Mike Iacobucci, CEO of Interactions, wants to modernize care customers receive through call centers

Mike Iacobucci wants to make call center services more responsive. (Interactions)

Mike Iacobucci, CEO of Interactions, wants to eliminate frustration by modernizing customer care that call centers provide.

“We want to eliminate out-of-date systems and create those that are like speaking with humans,” Iacobucci told FierceCEO.

Interactions makes software it calls intelligent virtual assistants (IVAs) for enterprise customer care. IVAs are used by large enterprise companies to communicate with customers across channels like phones, web chat, text messages and social media.

Interactions’ IVAs are unique because they combine artificial intelligence with humanlike understanding, Iacobucci said: “This proprietary technology and process make interactions between companies and customers more productive and improve customer satisfaction.”

Customers experience less frustration, and more productive conversations, regardless of language, accent, dialect, slang, even background noise, Iacobucci said. Interactions’ customers include large brands in the Fortune 100. Iacobucci said they are able to reduce the cost of live agents and operational costs.

Interactions was founded in 2004, but by 2008 it was coming close to going out of business. Iacobucci, who has longtime ties with Sigma Partners, a venture capital firm that had invested in Interactions, was invited by Sigma to come in as CEO and determine what was failing and if it could be turned around. After assessing the company, Iacobucci stopped selling the product, slashed staff and worked on “a total redesign” of the technology.

Within a few months, positive differences were starting to be seen and Interactions was again selling its product. The company also made two acquisitions in the last few years: AT&T Watson speech recognition and natural language understanding platform and Digital Roots, a social media AI customer care platform.

Iacobucci also changed the business model for Interactions; the company is only paid when it completes transactions for its customers.

Throughout, Iacobucci said his guiding principles were:

  • Never rest on good enough.
  • Develop an open and collaborative environment for teammates, clients and partners.
  • Prioritize a great customer experience for clients and end users.
  • Conduct business with integrity.

As the company was built, it got plenty of backing. Interactions has raised $163.5 million to date through venture capital supporters. Investors include SoftBank Capital, Sigma Partners, Revolution, NewSpring Capital and Comcast Ventures. The most recent round was $56 million in 2016 from AOL founder Steve Case's Revolution Growth, NewSpring Capital and Comcast Ventures.

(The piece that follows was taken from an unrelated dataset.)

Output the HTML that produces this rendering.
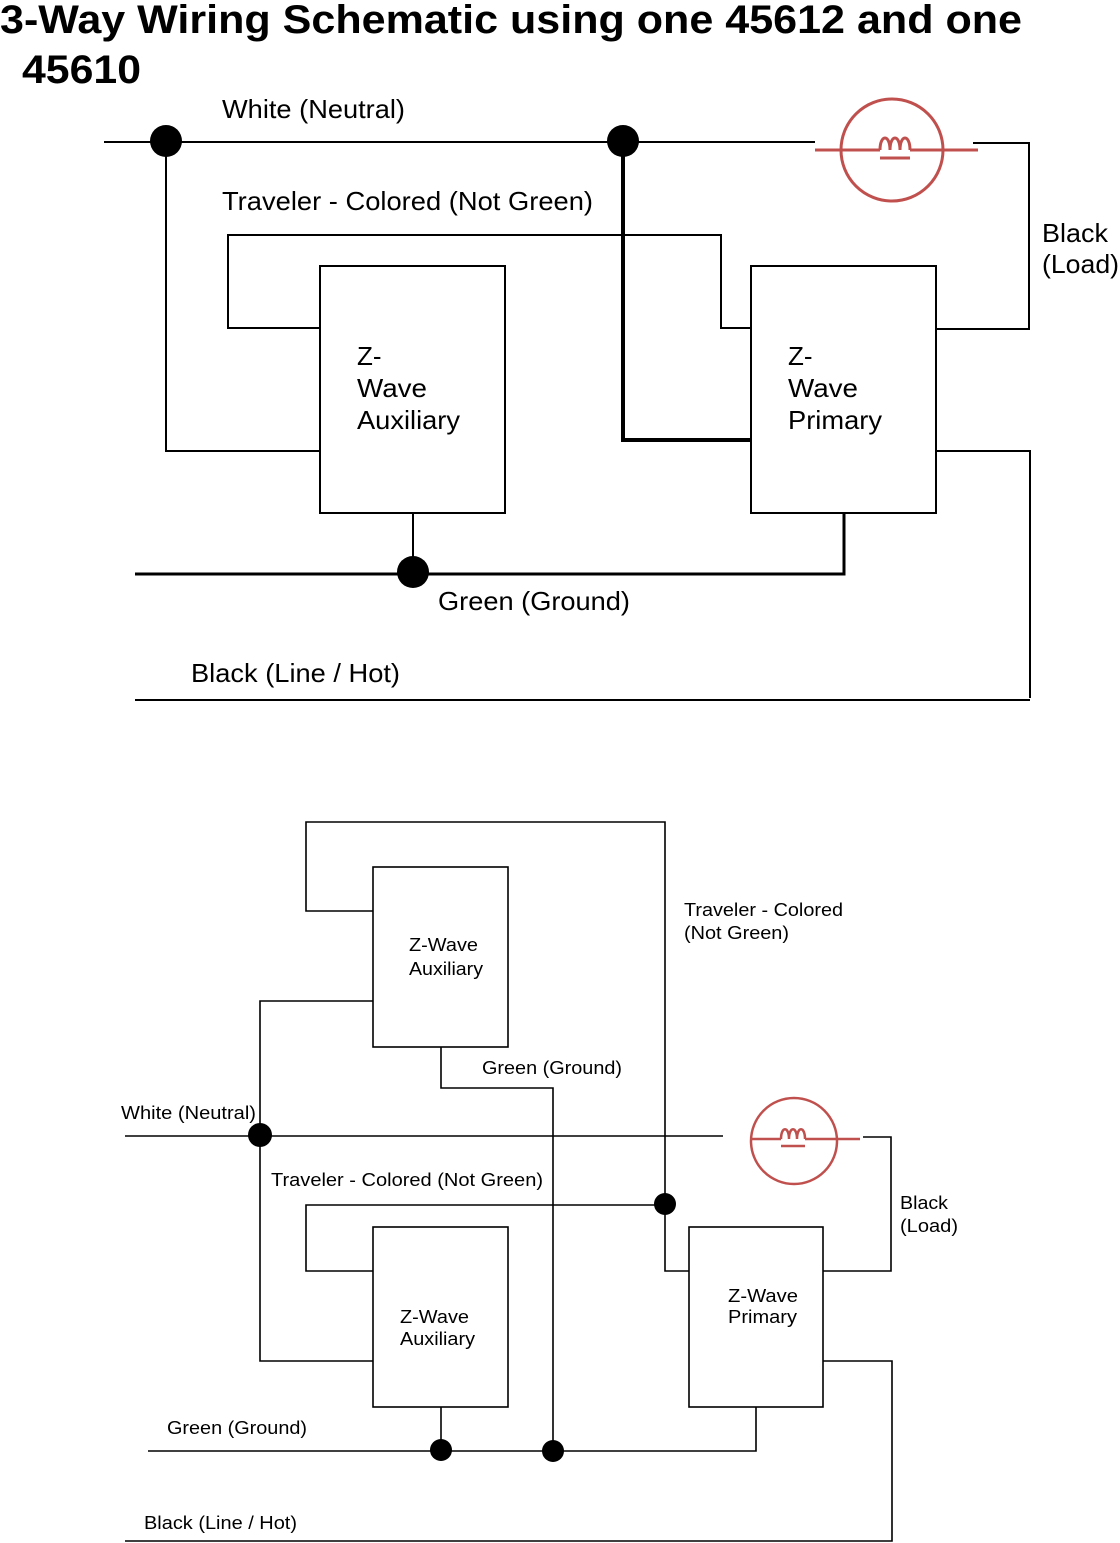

Iacobucci said venture capital interest continues to be expressed but the company has no need for it right now. As for going public, he said, “It’s something we’re building the characteristics of.”

Iacobucci uses 30 years of software and financial experience to steer Interactions. He was CEO of venture-backed Idiom Technologies, a translation software company that he helped sell to SDL Enterprise. He was also an executive in residence at Sigma Partners; co-founded Books24x7, an online subscription service; and was CFO of Focus Enhancements, which developed Macintosh peripherals. He was also controller of Phoenix Technologies, a software developer, and financial manager of Cullinet Software.

Fast Five with Mike Iacobucci

When did you want to be a CEO?

It’s not a career I actually chose. It was presented to me and I did it and there was no turning back.

What is your favorite question to ask on a job interview?

Describe yourself.

What is a key trait of a leader?

Persistence, being genuine, honesty, being paranoid.

What keeps you up at night?

The fear of not being innovative.

Where are the best places to seek new sources of revenue?

Looking for when a company requires a lot of interactions.